Problem to work on: Locate all lines with the word "this". Copy them.

[Stored data]
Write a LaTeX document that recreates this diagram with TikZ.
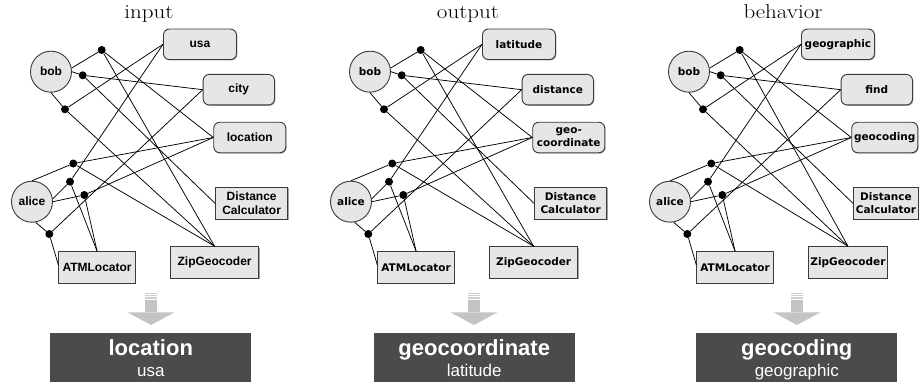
\documentclass[tikz,border=0pt]{standalone}
\usepackage{fontspec}
\usepackage{graphicx}
\usetikzlibrary{shadows,calc}
\newfontfamily\arialfont{Liberation Sans}
\newfontfamily\dvfont{DejaVu Sans}
\definecolor{nodefill}{HTML}{E6E6E6}
\definecolor{nodeline}{HTML}{3A3A3A}
\definecolor{arrowgrey}{HTML}{C4C4C4}
\definecolor{stripegrey}{HTML}{CFCFCF}
\definecolor{darkbox}{HTML}{4B4B4B}

\tikzset{
  usernode/.style={circle, draw=nodeline, fill=nodefill, line width=0.9pt,
    minimum size=41pt, inner sep=0pt},
  tagnode/.style={rectangle, rounded corners=6pt, draw=nodeline, fill=nodefill,
    line width=0.9pt, minimum height=30.5pt, inner sep=1pt, align=center,
    drop shadow={shadow xshift=0.9pt, shadow yshift=-0.9pt, opacity=0.6, fill=black!60}},
  resnode/.style={rectangle, draw=nodeline, fill=nodefill, line width=0.9pt,
    minimum height=31.6pt, inner sep=1pt, align=center,
    drop shadow={shadow xshift=0.9pt, shadow yshift=-0.9pt, opacity=0.6, fill=black!60}},
  hyperdot/.style={circle, fill=black, inner sep=0pt, minimum size=8pt},
  link/.style={draw=black, line width=0.75pt},
  paneltitle/.style={anchor=base, inner sep=0pt,
    font=\fontsize{20}{20}\selectfont},
  resultbox/.style={rectangle, fill=darkbox, draw=none, minimum width=201pt,
    minimum height=48.5pt, inner sep=0pt},
  maintext/.style={anchor=base, inner sep=0pt, text=white,
    font=\arialfont\bfseries\fontsize{22}{22}\selectfont},
  subtext/.style={anchor=base, inner sep=0pt, text=white,
    font=\arialfont\fontsize{17}{17}\selectfont},
}

% #1 prefix, #2 xshift, #3 font, #4-#6 tags, #7 tag3 width, #8 DC width, #9 Zip width
\newcommand\graphpanel[9]{%
\begin{scope}[xshift=#2, every node/.append style={font=#3}]
  \node[usernode] (#1bob) at (51,71.7) {bob};
  \node[usernode] (#1alice) at (32,201.7) {alice};
  \node[tagnode, anchor=west, minimum width=73pt] (#1t1) at (163,44.3) {#4};
  \node[tagnode, anchor=west, minimum width=71.3pt] (#1t2) at (202.7,89.7) {#5};
  \node[tagnode, anchor=west, minimum width=#7] (#1t3) at (213.3,137.5) {#6};
  \node[resnode, anchor=west, minimum width=#8] (#1dc) at (215,203.3) {Distance\\Calculator};
  \node[resnode, anchor=west, minimum width=#9] (#1zip) at (170,262.5) {ZipGeocoder};
  \node[resnode, anchor=west, minimum width=76.7pt] (#1atm) at (58.3,267.5) {ATMLocator};
  \node[hyperdot] (#1d1) at (101.7,50) {};
  \node[hyperdot] (#1d2) at (82.7,75.3) {};
  \node[hyperdot] (#1d3) at (65,109.3) {};
  \node[hyperdot] (#1d4) at (73.3,163.5) {};
  \node[hyperdot] (#1d5) at (70,181.7) {};
  \node[hyperdot] (#1d6) at (84.3,195) {};
  \node[hyperdot] (#1d7) at (49.3,234) {};
  \draw[link] (#1bob.10) -- (#1d1);
  \draw[link] (#1d1) -- (#1t3.west);
  \draw[link] (#1d1) -- (#1zip.north);
  \draw[link] (#1bob.east) -- (#1d2);
  \draw[link] (#1d2) -- (#1t2.west);
  \draw[link] (#1d2) -- (#1dc.west);
  \draw[link] (#1bob.-90) -- (#1d3);
  \draw[link] (#1d3) -- (#1t1.west);
  \draw[link] (#1d3) -- (#1zip.north);
  \draw[link] (#1alice.north) -- (#1d4);
  \draw[link] (#1d4) -- (#1t3.west);
  \draw[link] (#1d4) -- (#1zip.north);
  \draw[link] (#1alice.8) -- (#1d5);
  \draw[link] (#1d5) -- (#1t1.west);
  \draw[link] (#1d5) -- (#1atm.north);
  \draw[link] (#1alice.east) -- (#1d6);
  \draw[link] (#1d6) -- (#1t3.west);
  \draw[link] (#1d6) -- (#1atm.north);
  \draw[link] (#1alice.-80) -- (#1d7);
  \draw[link] (#1d7) -- (#1t2.west);
  \draw[link] (#1d7) -- ($(#1atm.north west)!0.42!(#1atm.south west)$);
\end{scope}}

\begin{document}
\begin{tikzpicture}[x=1pt, y=-1pt]
  \useasboundingbox[fill=white] (0,0) rectangle (920,385);

  \node[paneltitle] (title1) at (149,18.5) {\scalebox{1.15}[1]{input}};
  \node[paneltitle] (title2) at (468,18.5) {\scalebox{1.15}[1]{output}};
  \node[paneltitle] (title3) at (783,18.5) {\scalebox{1.15}[1]{behavior}};

  \graphpanel{a}{0pt}{\arialfont\bfseries\fontsize{12}{13.5}\selectfont}{usa}{city}{location}{72pt}{72.3pt}{88.3pt}
  \graphpanel{b}{319pt}{\dvfont\bfseries\fontsize{10.5}{13}\selectfont}{latitude}{distance}{geo-\\coordinate}{72pt}{72.3pt}{88.3pt}
  \graphpanel{c}{638pt}{\dvfont\bfseries\fontsize{10.5}{13}\selectfont}{geographic}{find}{geocoding}{66pt}{65pt}{79pt}

  % big grey arrows
  \foreach \cx in {151,474,797} {
    \fill[stripegrey] (\cx-6,292.6) rectangle (\cx+6,293.9);
    \fill[stripegrey] (\cx-6,295.0) rectangle (\cx+6,296.3);
    \fill[stripegrey] (\cx-6,297.4) rectangle (\cx+6,298.7);
    \fill[arrowgrey] (\cx-6,299.8) rectangle (\cx+6,312.3);
    \fill[arrowgrey] (\cx-23.5,312.3) -- (\cx+23.5,312.3) -- (\cx,325) -- cycle;
  }

  % result boxes
  \node[resultbox] (res1) at (150.8,357.5) {};
  \node[maintext] (res1main) at (150.8,355) {location};
  \node[subtext] (res1sub) at (150.8,376.7) {usa};
  \node[resultbox] (res2) at (474.2,357.5) {};
  \node[maintext] (res2main) at (474.2,355) {geocoordinate};
  \node[subtext] (res2sub) at (474.2,376.7) {latitude};
  \node[resultbox] (res3) at (796.8,357.5) {};
  \node[maintext] (res3main) at (796.8,355) {geocoding};
  \node[subtext] (res3sub) at (796.8,376.7) {geographic};
\end{tikzpicture}
\end{document}
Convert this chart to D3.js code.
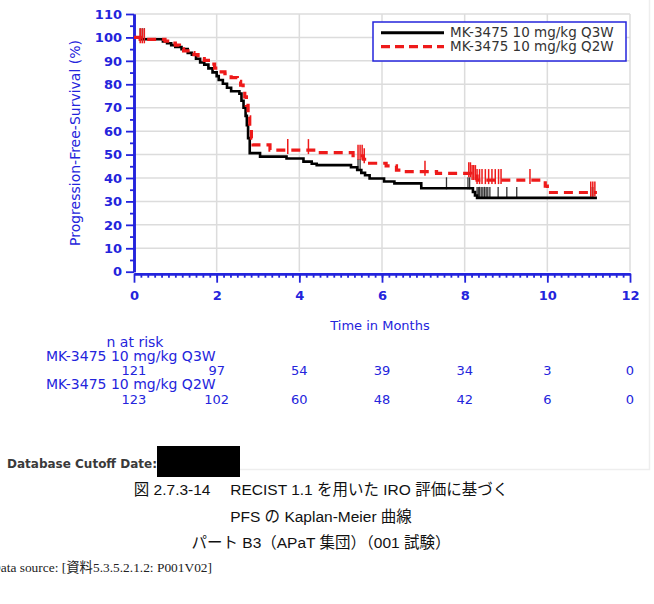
<!DOCTYPE html>
<html><head><meta charset="utf-8">
<script src="https://cdn.jsdelivr.net/npm/d3@7"></script>
<style>
html,body{margin:0;padding:0;background:#fff;}
svg{display:block;}
</style></head>
<body>
<svg id="chart" width="654" height="604"></svg>
<script>
// ---- data ----
const xTicks = [0, 2, 4, 6, 8, 10, 12];
const yTicks = [0, 10, 20, 30, 40, 50, 60, 70, 80, 90, 100, 110];
const seriesNames = ["MK-3475 10 mg/kg Q3W", "MK-3475 10 mg/kg Q2W"];
const followUpEnd = 11.2;

const q3wTimes = [0, 0.15, 0.7, 0.8, 0.9, 1.0, 1.15, 1.3, 1.4, 1.5, 1.6, 1.7, 1.8, 1.9, 2.0, 2.05, 2.15, 2.25, 2.35, 2.55, 2.6, 2.65, 2.7, 2.73, 2.76, 2.8, 3.05, 3.69, 4.1, 4.3, 4.42, 5.25, 5.4, 5.5, 5.59, 5.7, 6.05, 6.3, 6.95, 8.2, 8.25, 8.3];
const q3wSurv  = [100, 99.2, 98.3, 97.5, 96.7, 95.9, 95.0, 93.4, 92.6, 90.9, 89.3, 88.4, 86.8, 85.1, 83.5, 81.8, 80.2, 78.5, 77.0, 76.0, 73.0, 70.0, 66.5, 62.5, 57.0, 50.6, 49.1, 48.3, 47.0, 46.1, 45.5, 44.6, 43.4, 42.2, 41.2, 39.8, 38.5, 37.7, 35.6, 34.0, 32.5, 31.5];
const q3wCensor = [0.15, 0.2, 0.25, 5.42, 5.47, 7.56, 8.08, 8.12, 8.3, 8.33, 8.36, 8.4, 8.44, 8.48, 8.52, 8.56, 8.61, 8.81, 9.02, 9.26, 11.05, 11.1];

const q2wTimes = [0, 0.15, 0.75, 0.9, 1.0, 1.1, 1.2, 1.35, 1.45, 1.55, 1.7, 1.8, 1.95, 2.05, 2.2, 2.35, 2.5, 2.58, 2.64, 2.68, 2.72, 2.76, 2.8, 2.84, 2.88, 3.29, 4.45, 5.3, 5.55, 5.7, 6.1, 6.35, 6.5, 7.32, 8.15, 8.3, 9.95, 10.0];
const q2wSurv  = [100, 99.2, 98.4, 97.6, 96.7, 95.1, 94.3, 93.5, 92.7, 91.0, 90.2, 88.6, 86.9, 85.3, 84.5, 82.8, 81.2, 79.6, 77.1, 74.6, 71.0, 66.1, 61.5, 57.0, 54.1, 51.9, 50.8, 49.5, 48.0, 46.3, 45.2, 43.4, 42.7, 42.0, 40.8, 39.1, 36.5, 33.8];
const q2wCensor = [0.15, 0.2, 0.25, 3.72, 4.22, 5.42, 5.47, 5.52, 5.57, 7.04, 8.1, 8.14, 8.18, 8.22, 8.26, 8.3, 8.36, 8.42, 8.5, 8.58, 8.66, 8.74, 8.82, 8.88, 9.58, 11.05, 11.1, 11.15];

const riskTimes = [0, 2, 4, 6, 8, 10, 12];
const q3wAtRisk = [121, 97, 54, 39, 34, 3, 0];
const q2wAtRisk = [123, 102, 60, 48, 42, 6, 0];

const captionLines = ["図  2.7.3-14　 RECIST 1.1 を用いた IRO 評価に基づく", "PFS の Kaplan-Meier 曲線", "パート B3（APaT 集団）（001 試験）"];
const dataSource = "Data source: [資料5.3.5.2.1.2: P001V02]";

// ---- drawing ----
const BLUE = "#2424dc";
const FONT = "'DejaVu Sans', Verdana, sans-serif";
const svg = d3.select("#chart");
const x = d3.scaleLinear().domain([0, 12]).range([134, 630]);
const y = d3.scaleLinear().domain([0, 110]).range([271.7, 14]);

// faint frame of the chart image
svg.append("path").attr("d", "M240,469.5 H649.5 V0").attr("fill", "none").attr("stroke", "#eeeeee").attr("stroke-width", 1.5);

// gridlines
const grid = svg.append("g");
grid.selectAll("line.v").data(xTicks.filter(d => d > 0)).join("line")
  .attr("x1", d => x(d)).attr("x2", d => x(d)).attr("y1", y(110)).attr("y2", y(0))
  .attr("stroke", "#dcdcdc").attr("stroke-width", 1.5);
grid.selectAll("line.h").data(yTicks.filter(d => d > 0)).join("line")
  .attr("x1", x(0)).attr("x2", x(12)).attr("y1", d => y(d)).attr("y2", d => y(d))
  .attr("stroke", "#dcdcdc").attr("stroke-width", 1.5);

// axes
const yAxis = svg.append("g").attr("transform", `translate(${x(0)},0)`)
  .call(d3.axisLeft(y).tickValues(yTicks).tickSize(8).tickSizeOuter(0).tickPadding(4));
const yMinor = svg.append("g").attr("transform", `translate(${x(0)},0)`)
  .call(d3.axisLeft(y).tickValues(d3.range(5, 110, 10)).tickSize(4).tickSizeOuter(0).tickFormat(""));
const xAxis = svg.append("g").attr("transform", `translate(0,${y(0) + 2})`)
  .call(d3.axisBottom(x).tickValues(xTicks).tickSize(9).tickSizeOuter(0).tickPadding(6));
const xMinor = svg.append("g").attr("transform", `translate(0,${y(0) + 2})`)
  .call(d3.axisBottom(x).tickValues(d3.range(1, 72).map(i => i / 6)).tickSize(4).tickSizeOuter(0).tickFormat(""));
[yAxis, yMinor, xAxis, xMinor].forEach(g => {
  g.selectAll("path.domain").attr("stroke", BLUE).attr("stroke-width", 2.6);
  g.selectAll(".tick line").attr("stroke", BLUE).attr("stroke-width", 1.8);
  g.selectAll(".tick text").attr("fill", BLUE).attr("font-family", FONT).attr("font-size", 13).attr("font-weight", 600);
});
xAxis.selectAll(".tick text").attr("dy", "0.9em");

// axis titles
svg.append("text").attr("transform", `translate(80,143) rotate(-90)`)
  .attr("text-anchor", "middle").attr("fill", BLUE).attr("font-family", FONT).attr("font-size", 14)
  .text("Progression-Free-Survival (%)");
svg.append("text").attr("x", 380).attr("y", 330).attr("text-anchor", "middle")
  .attr("fill", BLUE).attr("font-family", FONT).attr("font-size", 13).text("Time in Months");

// curves
function stepData(times, surv) {
  const pts = times.map((t, i) => [t, surv[i]]);
  pts.push([followUpEnd, surv[surv.length - 1]]);
  return pts;
}
function survAt(times, surv, t) {
  let v = surv[0];
  for (let i = 0; i < times.length; i++) if (times[i] <= t) v = surv[i];
  return v;
}
const line = d3.line().x(d => x(d[0])).y(d => y(d[1])).curve(d3.curveStepAfter);

// censor marks
function censors(times, surv, cens, color, up, down, w) {
  svg.append("g").selectAll("line").data(cens).join("line")
    .attr("x1", d => x(d)).attr("x2", d => x(d))
    .attr("y1", d => y(survAt(times, surv, d)) - up)
    .attr("y2", d => y(survAt(times, surv, d)) + down)
    .attr("stroke", color).attr("stroke-width", w);
}
censors(q3wTimes, q3wSurv, q3wCensor, "#333", 11, 1, 1.3);
svg.append("path").datum(stepData(q3wTimes, q3wSurv)).attr("d", line)
  .attr("fill", "none").attr("stroke", "#000").attr("stroke-width", 2.6);
censors(q2wTimes, q2wSurv, q2wCensor, "#ee1a1a", 11, 4, 1.5);
svg.append("path").datum(stepData(q2wTimes, q2wSurv)).attr("d", line)
  .attr("fill", "none").attr("stroke", "#ee1a1a").attr("stroke-width", 3.2).attr("stroke-dasharray", "9,6");

// legend
const lg = svg.append("g");
lg.append("rect").attr("x", 373).attr("y", 22).attr("width", 253).attr("height", 39)
  .attr("fill", "#fff").attr("stroke", BLUE).attr("stroke-width", 1.5);
const legendItems = [{name: seriesNames[0], color: "#000", dash: null, w: 3}, {name: seriesNames[1], color: "#ee1a1a", dash: "9,5", w: 3.2}];
legendItems.forEach((it, i) => {
  const ly = 32.7 + i * 14;
  lg.append("line").attr("x1", 381).attr("x2", 444).attr("y1", ly).attr("y2", ly)
    .attr("stroke", it.color).attr("stroke-width", it.w).attr("stroke-dasharray", it.dash);
  lg.append("text").attr("x", 450).attr("y", ly).attr("dy", "0.35em")
    .attr("font-family", FONT).attr("font-size", 13.5).attr("fill", "#333").text(it.name);
});

// risk table
const rt = svg.append("g").attr("fill", BLUE).attr("font-family", FONT).attr("font-size", 13);
rt.append("text").attr("x", 135).attr("y", 342).attr("dy", "0.35em").attr("text-anchor", "middle").attr("font-size", 14).text("n at risk");
rt.append("text").attr("x", 46).attr("y", 356).attr("dy", "0.35em").attr("font-size", 14).text(seriesNames[0]);
rt.selectAll("text.r1").data(q3wAtRisk).join("text").attr("class", "r1")
  .attr("x", (d, i) => x(riskTimes[i])).attr("y", 370).attr("dy", "0.35em").attr("text-anchor", "middle").text(d => d);
rt.append("text").attr("x", 46).attr("y", 384).attr("dy", "0.35em").attr("font-size", 14).text(seriesNames[1]);
rt.selectAll("text.r2").data(q2wAtRisk).join("text").attr("class", "r2")
  .attr("x", (d, i) => x(riskTimes[i])).attr("y", 399).attr("dy", "0.35em").attr("text-anchor", "middle").text(d => d);

// footer
svg.append("text").attr("x", 7).attr("y", 464).attr("dy", "0.35em")
  .attr("font-family", FONT).attr("font-size", 12).attr("font-weight", "bold").attr("fill", "#3a3a3a")
  .text("Database Cutoff Date:");
svg.append("rect").attr("x", 157).attr("y", 446).attr("width", 83).attr("height", 31).attr("fill", "#000");

const CAP = "'Liberation Sans', Arial, 'Noto Sans CJK JP', sans-serif";
const capY = [490, 517, 543];
captionLines.forEach((t, i) => {
  svg.append("text").attr("x", 321).attr("y", capY[i]).attr("dy", "0.35em").attr("text-anchor", "middle")
    .attr("font-family", CAP).attr("font-size", 15.5).attr("fill", "#111").text(t);
});
svg.append("text").attr("x", 212).attr("y", 567).attr("dy", "0.35em").attr("text-anchor", "end")
  .attr("font-family", "'Liberation Serif', 'Times New Roman', 'Noto Sans CJK JP', serif").attr("font-size", 13.4).attr("fill", "#222")
  .text(dataSource);
</script>
</body></html>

Full answer:
Write a LaTeX document that recreates this diagram with TikZ.
Convert this chart to D3.js code.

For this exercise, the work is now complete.